══ Exercise material ══

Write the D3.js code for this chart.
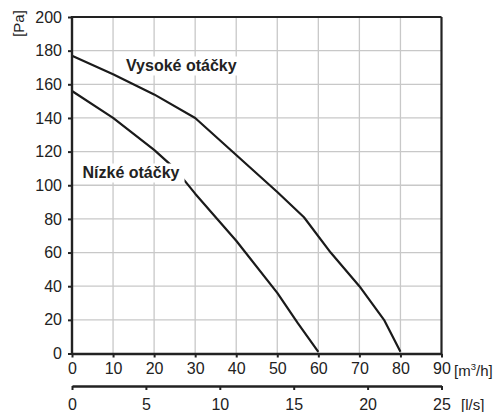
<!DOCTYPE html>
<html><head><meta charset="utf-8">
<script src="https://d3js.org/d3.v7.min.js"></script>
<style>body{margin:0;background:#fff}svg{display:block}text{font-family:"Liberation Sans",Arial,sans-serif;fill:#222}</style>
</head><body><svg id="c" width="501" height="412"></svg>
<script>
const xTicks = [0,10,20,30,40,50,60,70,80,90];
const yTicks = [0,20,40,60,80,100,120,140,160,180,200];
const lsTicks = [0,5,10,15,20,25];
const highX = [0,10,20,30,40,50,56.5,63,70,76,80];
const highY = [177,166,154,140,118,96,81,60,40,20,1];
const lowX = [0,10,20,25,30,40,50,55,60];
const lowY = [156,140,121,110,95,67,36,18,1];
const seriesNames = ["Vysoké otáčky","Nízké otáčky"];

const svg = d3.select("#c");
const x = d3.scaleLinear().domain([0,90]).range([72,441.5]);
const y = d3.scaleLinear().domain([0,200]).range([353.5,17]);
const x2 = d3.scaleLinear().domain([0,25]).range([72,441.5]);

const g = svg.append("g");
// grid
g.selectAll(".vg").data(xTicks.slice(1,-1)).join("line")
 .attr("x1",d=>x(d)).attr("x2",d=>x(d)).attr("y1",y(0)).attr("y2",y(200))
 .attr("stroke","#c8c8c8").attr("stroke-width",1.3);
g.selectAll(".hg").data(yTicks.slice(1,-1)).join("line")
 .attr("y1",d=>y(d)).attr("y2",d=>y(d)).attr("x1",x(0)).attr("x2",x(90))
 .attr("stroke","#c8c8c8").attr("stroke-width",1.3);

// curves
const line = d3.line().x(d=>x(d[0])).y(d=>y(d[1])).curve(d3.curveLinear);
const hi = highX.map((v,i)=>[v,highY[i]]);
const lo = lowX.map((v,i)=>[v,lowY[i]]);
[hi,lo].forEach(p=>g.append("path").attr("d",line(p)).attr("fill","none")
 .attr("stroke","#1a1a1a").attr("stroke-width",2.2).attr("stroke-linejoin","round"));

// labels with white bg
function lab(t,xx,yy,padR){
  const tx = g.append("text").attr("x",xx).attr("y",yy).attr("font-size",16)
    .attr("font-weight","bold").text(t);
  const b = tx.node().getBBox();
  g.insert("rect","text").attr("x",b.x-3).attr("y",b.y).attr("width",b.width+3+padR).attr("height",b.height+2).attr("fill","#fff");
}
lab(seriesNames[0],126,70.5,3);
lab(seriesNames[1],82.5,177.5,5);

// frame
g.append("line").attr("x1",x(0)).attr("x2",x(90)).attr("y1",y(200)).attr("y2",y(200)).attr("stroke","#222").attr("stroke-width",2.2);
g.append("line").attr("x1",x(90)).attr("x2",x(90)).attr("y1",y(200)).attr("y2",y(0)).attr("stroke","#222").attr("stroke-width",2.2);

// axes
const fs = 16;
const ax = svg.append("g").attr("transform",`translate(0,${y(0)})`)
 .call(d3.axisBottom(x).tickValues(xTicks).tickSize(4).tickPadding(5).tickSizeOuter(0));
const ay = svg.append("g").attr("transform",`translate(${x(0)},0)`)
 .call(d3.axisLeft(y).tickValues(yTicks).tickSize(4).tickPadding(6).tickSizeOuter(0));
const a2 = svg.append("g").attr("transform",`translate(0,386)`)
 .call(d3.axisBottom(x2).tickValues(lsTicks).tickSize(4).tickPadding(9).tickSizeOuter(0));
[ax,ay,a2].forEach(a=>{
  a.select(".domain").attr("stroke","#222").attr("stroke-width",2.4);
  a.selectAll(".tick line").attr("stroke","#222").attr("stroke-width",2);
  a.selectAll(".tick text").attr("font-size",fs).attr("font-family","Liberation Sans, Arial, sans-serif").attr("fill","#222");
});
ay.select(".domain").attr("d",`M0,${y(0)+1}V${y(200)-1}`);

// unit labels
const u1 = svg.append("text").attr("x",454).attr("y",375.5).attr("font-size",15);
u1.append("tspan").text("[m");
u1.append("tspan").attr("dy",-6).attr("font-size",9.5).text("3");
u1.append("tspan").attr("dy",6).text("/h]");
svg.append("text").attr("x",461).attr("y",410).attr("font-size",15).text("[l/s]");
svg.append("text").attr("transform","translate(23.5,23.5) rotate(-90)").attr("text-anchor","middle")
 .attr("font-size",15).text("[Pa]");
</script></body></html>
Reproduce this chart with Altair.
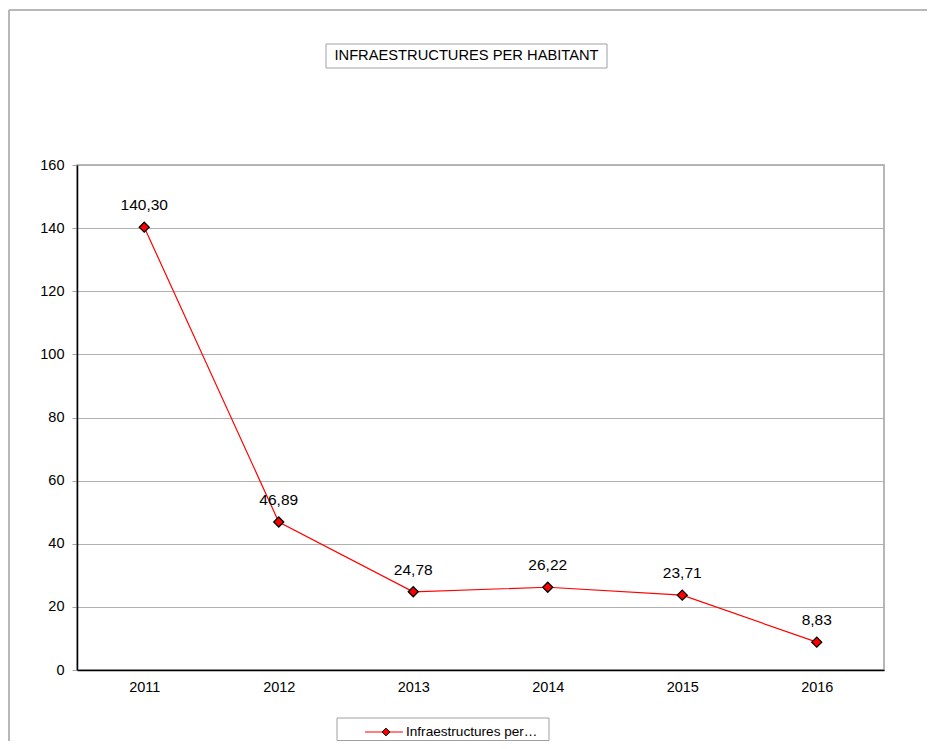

═══

» Direction: Reproduce each line of the records exactly, and omit every picture.

» In response:
Write the D3.js code for this chart.
<!DOCTYPE html>
<html><head><meta charset="utf-8">
<script src="https://d3js.org/d3.v7.min.js"></script>
<style>body{margin:0;background:#fff}svg{display:block}text{font-family:"Liberation Sans",Arial,sans-serif;fill:#222}</style>
</head><body><svg id="c" width="501" height="412"></svg>
<script>
const xTicks = [0,10,20,30,40,50,60,70,80,90];
const yTicks = [0,20,40,60,80,100,120,140,160,180,200];
const lsTicks = [0,5,10,15,20,25];
const highX = [0,10,20,30,40,50,56.5,63,70,76,80];
const highY = [177,166,154,140,118,96,81,60,40,20,1];
const lowX = [0,10,20,25,30,40,50,55,60];
const lowY = [156,140,121,110,95,67,36,18,1];
const seriesNames = ["Vysoké otáčky","Nízké otáčky"];

const svg = d3.select("#c");
const x = d3.scaleLinear().domain([0,90]).range([72,441.5]);
const y = d3.scaleLinear().domain([0,200]).range([353.5,17]);
const x2 = d3.scaleLinear().domain([0,25]).range([72,441.5]);

const g = svg.append("g");
// grid
g.selectAll(".vg").data(xTicks.slice(1,-1)).join("line")
 .attr("x1",d=>x(d)).attr("x2",d=>x(d)).attr("y1",y(0)).attr("y2",y(200))
 .attr("stroke","#c8c8c8").attr("stroke-width",1.3);
g.selectAll(".hg").data(yTicks.slice(1,-1)).join("line")
 .attr("y1",d=>y(d)).attr("y2",d=>y(d)).attr("x1",x(0)).attr("x2",x(90))
 .attr("stroke","#c8c8c8").attr("stroke-width",1.3);

// curves
const line = d3.line().x(d=>x(d[0])).y(d=>y(d[1])).curve(d3.curveLinear);
const hi = highX.map((v,i)=>[v,highY[i]]);
const lo = lowX.map((v,i)=>[v,lowY[i]]);
[hi,lo].forEach(p=>g.append("path").attr("d",line(p)).attr("fill","none")
 .attr("stroke","#1a1a1a").attr("stroke-width",2.2).attr("stroke-linejoin","round"));

// labels with white bg
function lab(t,xx,yy,padR){
  const tx = g.append("text").attr("x",xx).attr("y",yy).attr("font-size",16)
    .attr("font-weight","bold").text(t);
  const b = tx.node().getBBox();
  g.insert("rect","text").attr("x",b.x-3).attr("y",b.y).attr("width",b.width+3+padR).attr("height",b.height+2).attr("fill","#fff");
}
lab(seriesNames[0],126,70.5,3);
lab(seriesNames[1],82.5,177.5,5);

// frame
g.append("line").attr("x1",x(0)).attr("x2",x(90)).attr("y1",y(200)).attr("y2",y(200)).attr("stroke","#222").attr("stroke-width",2.2);
g.append("line").attr("x1",x(90)).attr("x2",x(90)).attr("y1",y(200)).attr("y2",y(0)).attr("stroke","#222").attr("stroke-width",2.2);

// axes
const fs = 16;
const ax = svg.append("g").attr("transform",`translate(0,${y(0)})`)
 .call(d3.axisBottom(x).tickValues(xTicks).tickSize(4).tickPadding(5).tickSizeOuter(0));
const ay = svg.append("g").attr("transform",`translate(${x(0)},0)`)
 .call(d3.axisLeft(y).tickValues(yTicks).tickSize(4).tickPadding(6).tickSizeOuter(0));
const a2 = svg.append("g").attr("transform",`translate(0,386)`)
 .call(d3.axisBottom(x2).tickValues(lsTicks).tickSize(4).tickPadding(9).tickSizeOuter(0));
[ax,ay,a2].forEach(a=>{
  a.select(".domain").attr("stroke","#222").attr("stroke-width",2.4);
  a.selectAll(".tick line").attr("stroke","#222").attr("stroke-width",2);
  a.selectAll(".tick text").attr("font-size",fs).attr("font-family","Liberation Sans, Arial, sans-serif").attr("fill","#222");
});
ay.select(".domain").attr("d",`M0,${y(0)+1}V${y(200)-1}`);

// unit labels
const u1 = svg.append("text").attr("x",454).attr("y",375.5).attr("font-size",15);
u1.append("tspan").text("[m");
u1.append("tspan").attr("dy",-6).attr("font-size",9.5).text("3");
u1.append("tspan").attr("dy",6).text("/h]");
svg.append("text").attr("x",461).attr("y",410).attr("font-size",15).text("[l/s]");
svg.append("text").attr("transform","translate(23.5,23.5) rotate(-90)").attr("text-anchor","middle")
 .attr("font-size",15).text("[Pa]");
</script></body></html>
Reproduce this chart with Altair.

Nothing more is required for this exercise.